London, May 27 (Inditop): Renowned short story writer Alice Munro has won the third Man Booker International Prize, beating the likes of Mahasweta Devi and VS Naipaul.
The award, worth 60,000 pounds, is given every two years to a living author for a body of work that has contributed to an achievement in fiction on the world stage.
The first Man Booker prize was awarded to Ismail Kadare, from Albania, in 2005, and the second went to Nigerian writer Chinua Achebe in 2007.
“I am totally amazed and delighted,” the Telegraph quoted Munro, 77, from Canada as saying.
Munro’s stories frequently appear in publications such as the New Yorker and the Paris Review.
She will receive the prize and a trophy at a ceremony on June 25 at Trinity College, Dublin.

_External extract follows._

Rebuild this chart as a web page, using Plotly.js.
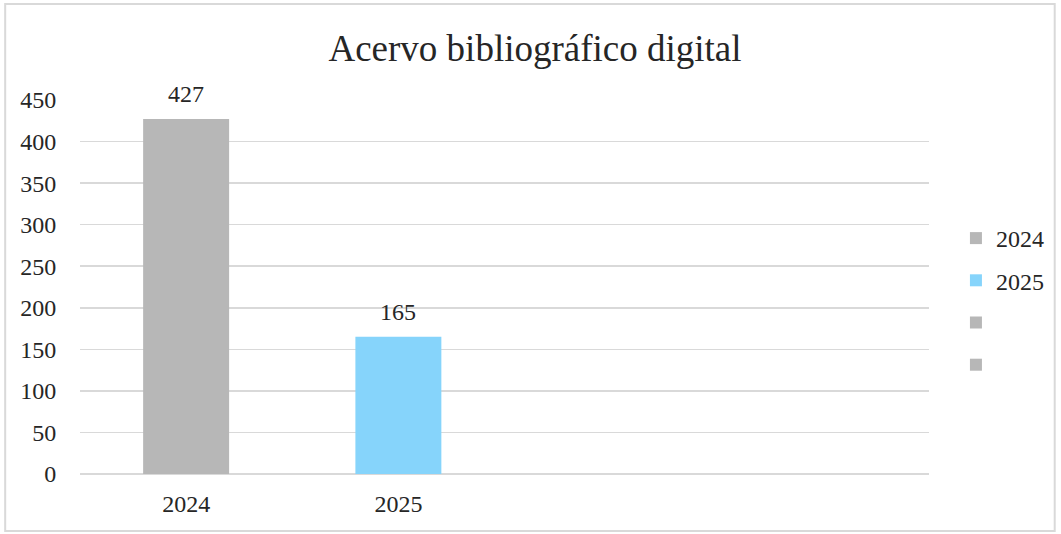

Munro’s first collection of stories, Dance Of The Happy Shades was published in 1968 and has also garnered the Governor General’s Award, Canada’s literary prize.
Another collection titled ‘Lives Of Girls And Women in 1971 won the Canadian Booksellers Association International Book Year Award.
In 1980 The Beggar Maid was shortlisted for the annual Booker Prize for Fiction.
“Alice Munro is mostly known as a short story writer and yet she brings as much depth, wisdom and precision to every story as most novelists bring to a lifetime of novels,” the judging panel said in a statement.
“To read Alice Munro is to learn something every time that you never thought of before,” the panel added.